JOB:
Search the listing for the string "size" and copy every line that contains it.
— BEGIN SOURCE EXCERPT —
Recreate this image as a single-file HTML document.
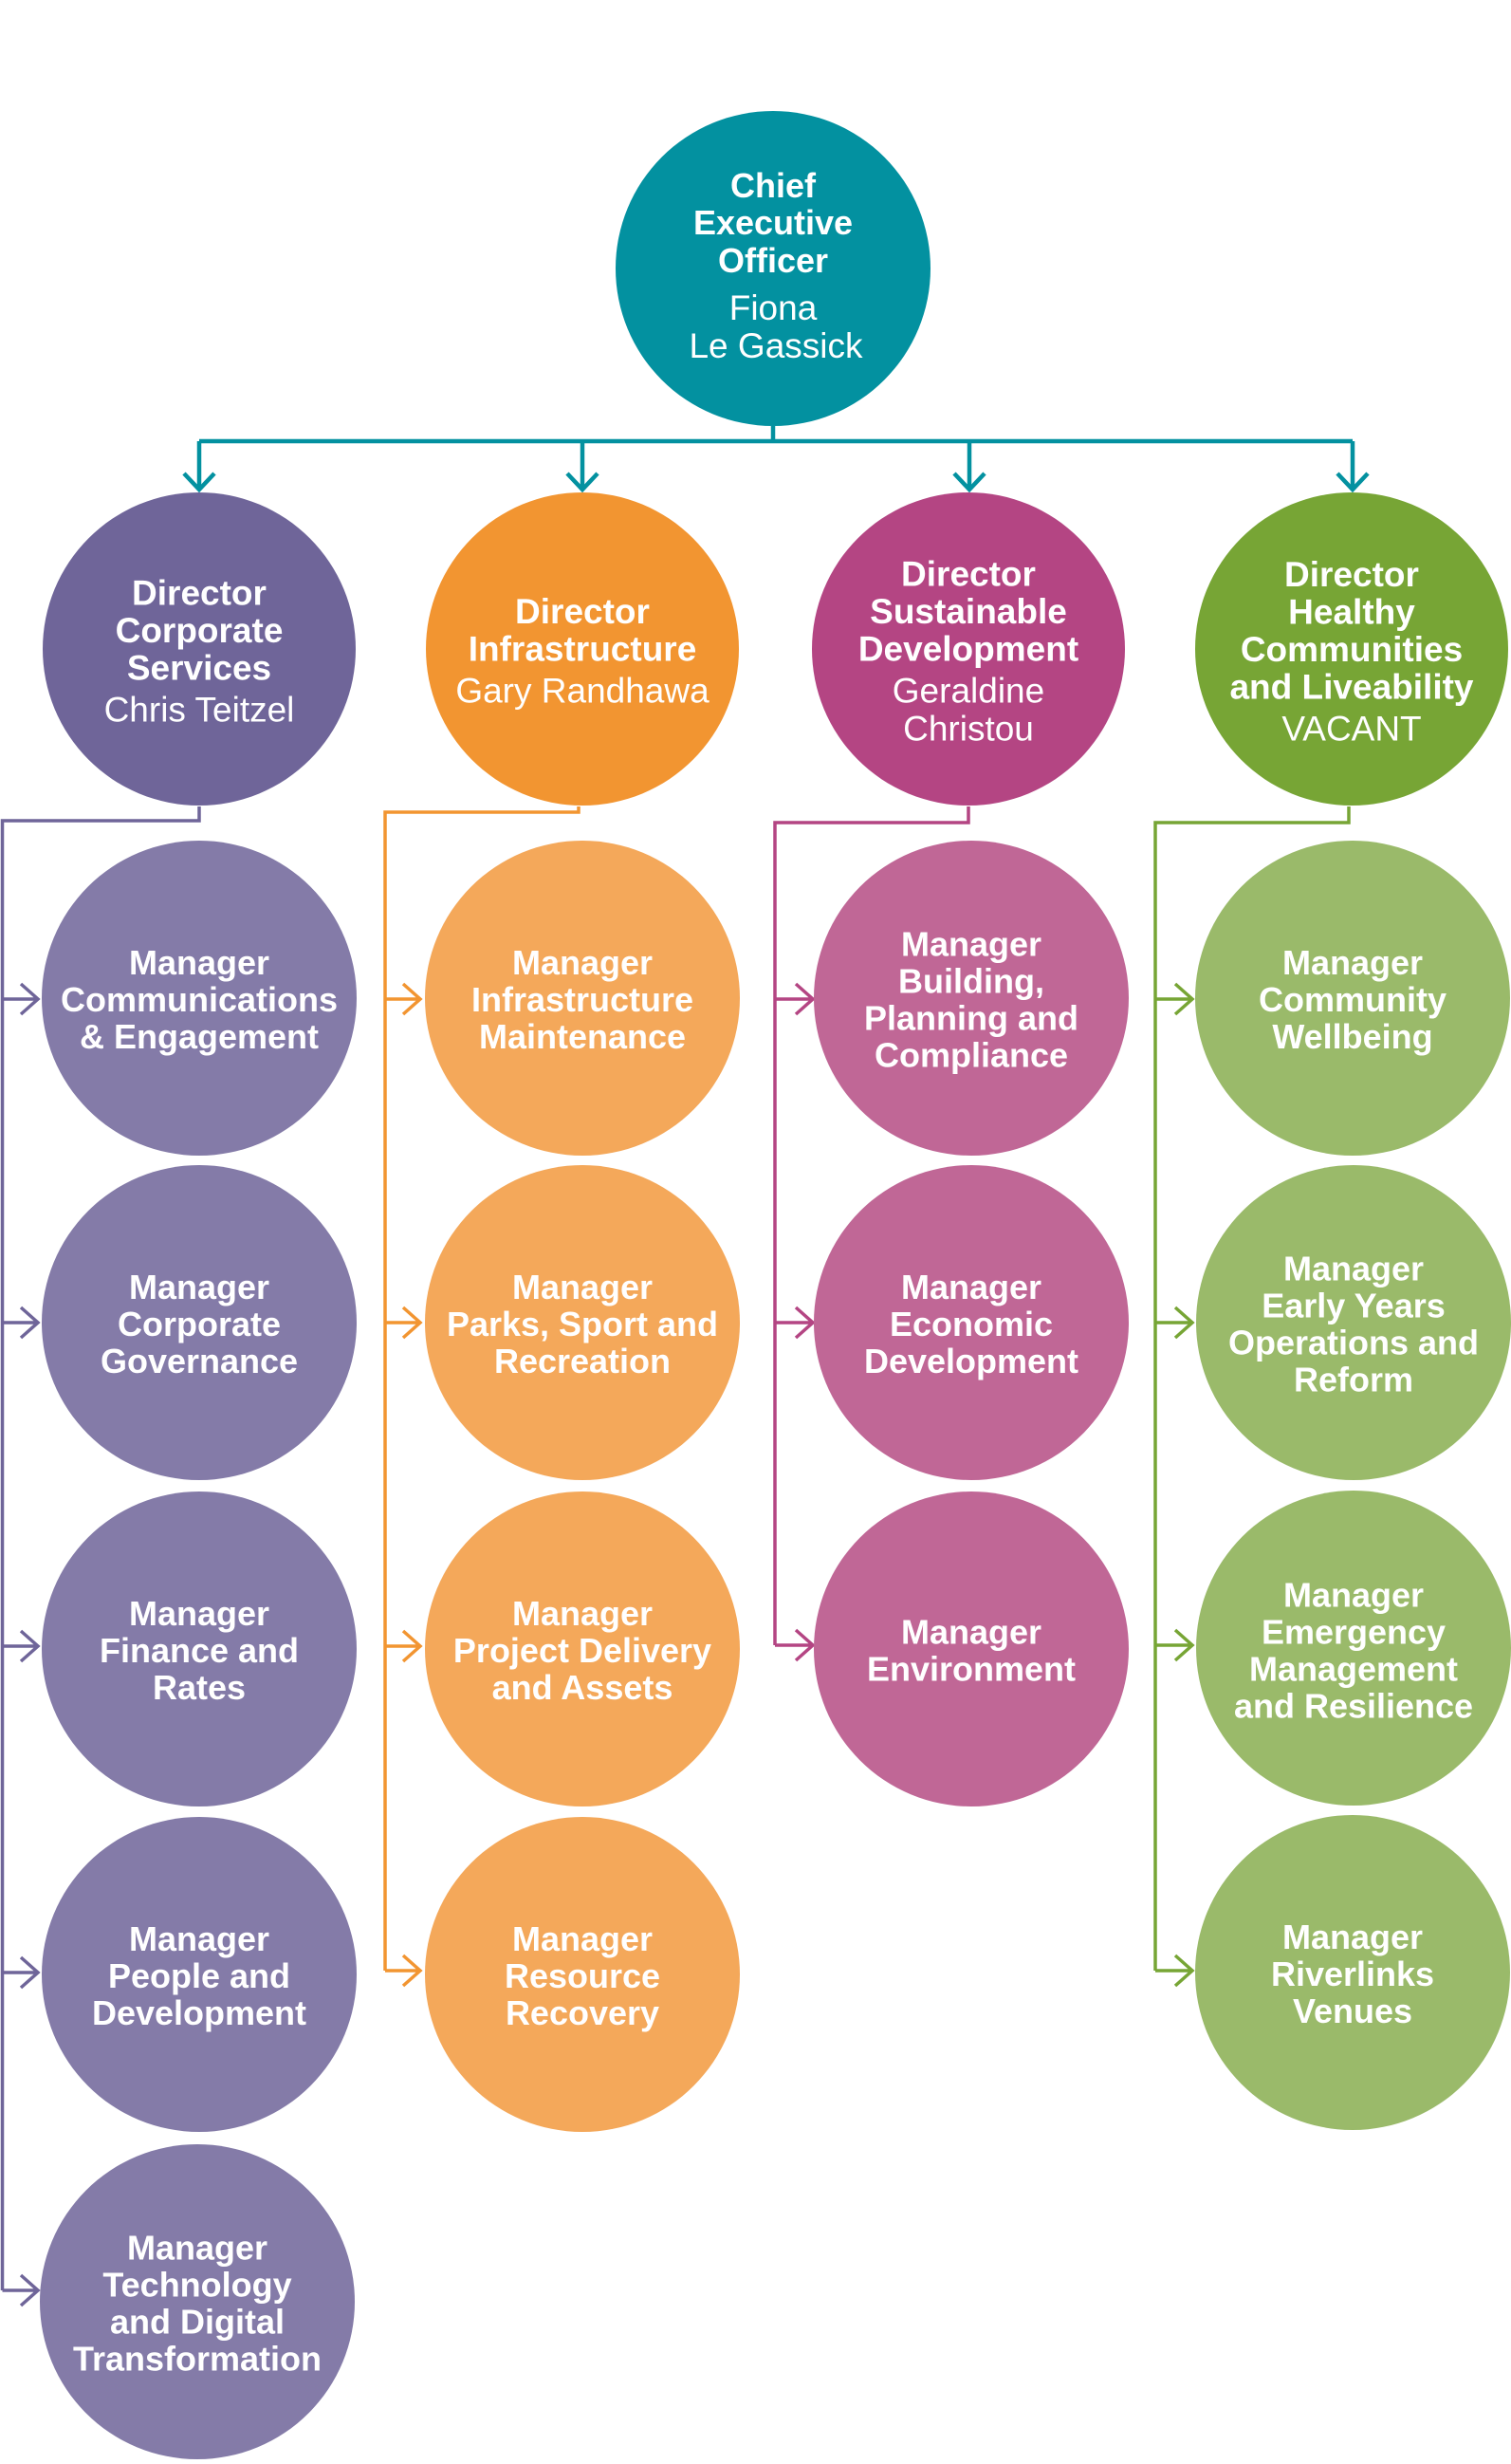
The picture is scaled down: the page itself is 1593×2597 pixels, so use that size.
<!DOCTYPE html>
<html>
<head>
<meta charset="utf-8">
<style>
html,body{margin:0;padding:0;background:#fff;}
svg{display:block;}
text{font-family:"Liberation Sans",Arial,sans-serif;fill:#fff;text-anchor:middle;}
.b{font-weight:bold;font-size:36px;}
.d{font-weight:bold;font-size:37px;}
.l{font-weight:normal;font-size:37px;}
</style>
</head>
<body>
<svg width="1593" height="2597" viewBox="0 0 1593 2597" xmlns="http://www.w3.org/2000/svg">
<rect width="1593" height="2597" fill="#fff"/>

<!-- Teal connectors -->
<g fill="none" stroke="#0391A0" stroke-width="4.5">
  <path d="M815 449 V465"/>
  <path d="M210 465 H1426"/>
  <path d="M210 465 V516 M614 465 V516 M1022 465 V516 M1426 465 V516"/>
  <path d="M194 499 L210 516 L226 499"/>
  <path d="M598 499 L614 516 L630 499"/>
  <path d="M1006 499 L1022 516 L1038 499"/>
  <path d="M1410 499 L1426 516 L1442 499"/>
</g>

<!-- Purple connectors -->
<g fill="none" stroke="#6F6599" stroke-width="3.5">
  <path d="M210 850 V865 H2.5 V2414"/>
  <path d="M2.5 1053 H40 M22 1037 L40 1053 L22 1069"/>
  <path d="M2.5 1394 H40 M22 1378 L40 1394 L22 1410"/>
  <path d="M2.5 1735 H40 M22 1719 L40 1735 L22 1751"/>
  <path d="M2.5 2079 H40 M22 2063 L40 2079 L22 2095"/>
  <path d="M2.5 2414 H40 M22 2398 L40 2414 L22 2430"/>
</g>

<!-- Orange connectors -->
<g fill="none" stroke="#F29531" stroke-width="3.5">
  <path d="M610 850 V856 H406 V2077"/>
  <path d="M406 1053 H443 M425 1037 L443 1053 L425 1069"/>
  <path d="M406 1394 H443 M425 1378 L443 1394 L425 1410"/>
  <path d="M406 1735 H443 M425 1719 L443 1735 L425 1751"/>
  <path d="M406 2077 H443 M425 2061 L443 2077 L425 2093"/>
</g>

<!-- Magenta connectors -->
<g fill="none" stroke="#B44583" stroke-width="3.5">
  <path d="M1021 850 V867 H817 V1734"/>
  <path d="M817 1053 H857 M839 1037 L857 1053 L839 1069"/>
  <path d="M817 1394 H857 M839 1378 L857 1394 L839 1410"/>
  <path d="M817 1734 H857 M839 1718 L857 1734 L839 1750"/>
</g>

<!-- Green connectors -->
<g fill="none" stroke="#77A535" stroke-width="3.5">
  <path d="M1422 850 V867 H1218 V2077"/>
  <path d="M1218 1053 H1257 M1239 1037 L1257 1053 L1239 1069"/>
  <path d="M1218 1394 H1257 M1239 1378 L1257 1394 L1239 1410"/>
  <path d="M1218 1734 H1257 M1239 1718 L1257 1734 L1239 1750"/>
  <path d="M1218 2077 H1257 M1239 2061 L1257 2077 L1239 2093"/>
</g>

<!-- CEO -->
<circle cx="815" cy="283" r="166" fill="#0391A0"/>
<text class="b" x="815" y="208">Chief</text>
<text class="b" x="815" y="247">Executive</text>
<text class="b" x="815" y="287">Officer</text>
<text class="l" x="815" y="337">Fiona</text>
<text class="l" x="818" y="377">Le Gassick</text>

<!-- Directors -->
<circle cx="210" cy="684" r="165" fill="#6F6599"/>
<text class="d" x="210" y="637.5">Director</text>
<text class="d" x="210" y="677">Corporate</text>
<text class="d" x="210" y="716.5">Services</text>
<text class="l" x="210" y="760.5">Chris Teitzel</text>

<circle cx="614" cy="684" r="165" fill="#F29531"/>
<text class="d" x="614" y="657">Director</text>
<text class="d" x="614" y="696.5">Infrastructure</text>
<text class="l" x="614" y="740.5">Gary Randhawa</text>

<circle cx="1021" cy="684" r="165" fill="#B44583"/>
<text class="d" x="1021" y="617.5">Director</text>
<text class="d" x="1021" y="657">Sustainable</text>
<text class="d" x="1021" y="696.5">Development</text>
<text class="l" x="1021" y="740.5">Geraldine</text>
<text class="l" x="1021" y="780.5">Christou</text>

<circle cx="1425" cy="684" r="165" fill="#77A535"/>
<text class="d" x="1425" y="618">Director</text>
<text class="d" x="1425" y="657.5">Healthy</text>
<text class="d" x="1425" y="697">Communities</text>
<text class="d" x="1425" y="736.5">and Liveability</text>
<text class="l" x="1425" y="780.5">VACANT</text>

<!-- Purple managers -->
<circle cx="210" cy="1052" r="166" fill="#847BA8"/>
<text class="b" x="210" y="1027">Manager</text>
<text class="b" x="210" y="1066">Communications</text>
<text class="b" x="210" y="1105">&amp; Engagement</text>

<circle cx="210" cy="1394" r="166" fill="#847BA8"/>
<text class="b" x="210" y="1369">Manager</text>
<text class="b" x="210" y="1408">Corporate</text>
<text class="b" x="210" y="1447">Governance</text>

<circle cx="210" cy="1738" r="166" fill="#847BA8"/>
<text class="b" x="210" y="1713">Manager</text>
<text class="b" x="210" y="1752">Finance and</text>
<text class="b" x="210" y="1791">Rates</text>

<circle cx="210" cy="2081" r="166" fill="#847BA8"/>
<text class="b" x="210" y="2056">Manager</text>
<text class="b" x="210" y="2095">People and</text>
<text class="b" x="210" y="2134">Development</text>

<circle cx="208" cy="2426" r="166" fill="#847BA8"/>
<text class="b" x="208" y="2381.5">Manager</text>
<text class="b" x="208" y="2420.5">Technology</text>
<text class="b" x="208" y="2459.5">and Digital</text>
<text class="b" x="208" y="2498.5">Transformation</text>

<!-- Orange managers -->
<circle cx="614" cy="1052" r="166" fill="#F4A85A"/>
<text class="b" x="614" y="1027">Manager</text>
<text class="b" x="614" y="1066">Infrastructure</text>
<text class="b" x="614" y="1105">Maintenance</text>

<circle cx="614" cy="1394" r="166" fill="#F4A85A"/>
<text class="b" x="614" y="1369">Manager</text>
<text class="b" x="614" y="1408">Parks, Sport and</text>
<text class="b" x="614" y="1447">Recreation</text>

<circle cx="614" cy="1738" r="166" fill="#F4A85A"/>
<text class="b" x="614" y="1713">Manager</text>
<text class="b" x="614" y="1752">Project Delivery</text>
<text class="b" x="614" y="1791">and Assets</text>

<circle cx="614" cy="2081" r="166" fill="#F4A85A"/>
<text class="b" x="614" y="2056">Manager</text>
<text class="b" x="614" y="2095">Resource</text>
<text class="b" x="614" y="2134">Recovery</text>

<!-- Magenta managers -->
<circle cx="1024" cy="1052" r="166" fill="#C06796"/>
<text class="b" x="1024" y="1007.5">Manager</text>
<text class="b" x="1024" y="1046.5">Building,</text>
<text class="b" x="1024" y="1085.5">Planning and</text>
<text class="b" x="1024" y="1124.5">Compliance</text>

<circle cx="1024" cy="1394" r="166" fill="#C06796"/>
<text class="b" x="1024" y="1369">Manager</text>
<text class="b" x="1024" y="1408">Economic</text>
<text class="b" x="1024" y="1447">Development</text>

<circle cx="1024" cy="1738" r="166" fill="#C06796"/>
<text class="b" x="1024" y="1732.5">Manager</text>
<text class="b" x="1024" y="1771.5">Environment</text>

<!-- Green managers -->
<circle cx="1426" cy="1052" r="166" fill="#9ABA6A"/>
<text class="b" x="1426" y="1027">Manager</text>
<text class="b" x="1426" y="1066">Community</text>
<text class="b" x="1426" y="1105">Wellbeing</text>

<circle cx="1427" cy="1394" r="166" fill="#9ABA6A"/>
<text class="b" x="1427" y="1349.5">Manager</text>
<text class="b" x="1427" y="1388.5">Early Years</text>
<text class="b" x="1427" y="1427.5">Operations and</text>
<text class="b" x="1427" y="1466.5">Reform</text>

<circle cx="1427" cy="1737" r="166" fill="#9ABA6A"/>
<text class="b" x="1427" y="1693.5">Manager</text>
<text class="b" x="1427" y="1732.5">Emergency</text>
<text class="b" x="1427" y="1771.5">Management</text>
<text class="b" x="1427" y="1810.5">and Resilience</text>

<circle cx="1426" cy="2079" r="166" fill="#9ABA6A"/>
<text class="b" x="1426" y="2054">Manager</text>
<text class="b" x="1426" y="2093">Riverlinks</text>
<text class="b" x="1426" y="2132">Venues</text>
</svg>
</body>
</html>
— END SOURCE EXCERPT —
IN RESPONSE:
The picture is scaled down: the page itself is 1593×2597 pixels, so use that size.
.b{font-weight:bold;font-size:36px;}
.d{font-weight:bold;font-size:37px;}
.l{font-weight:normal;font-size:37px;}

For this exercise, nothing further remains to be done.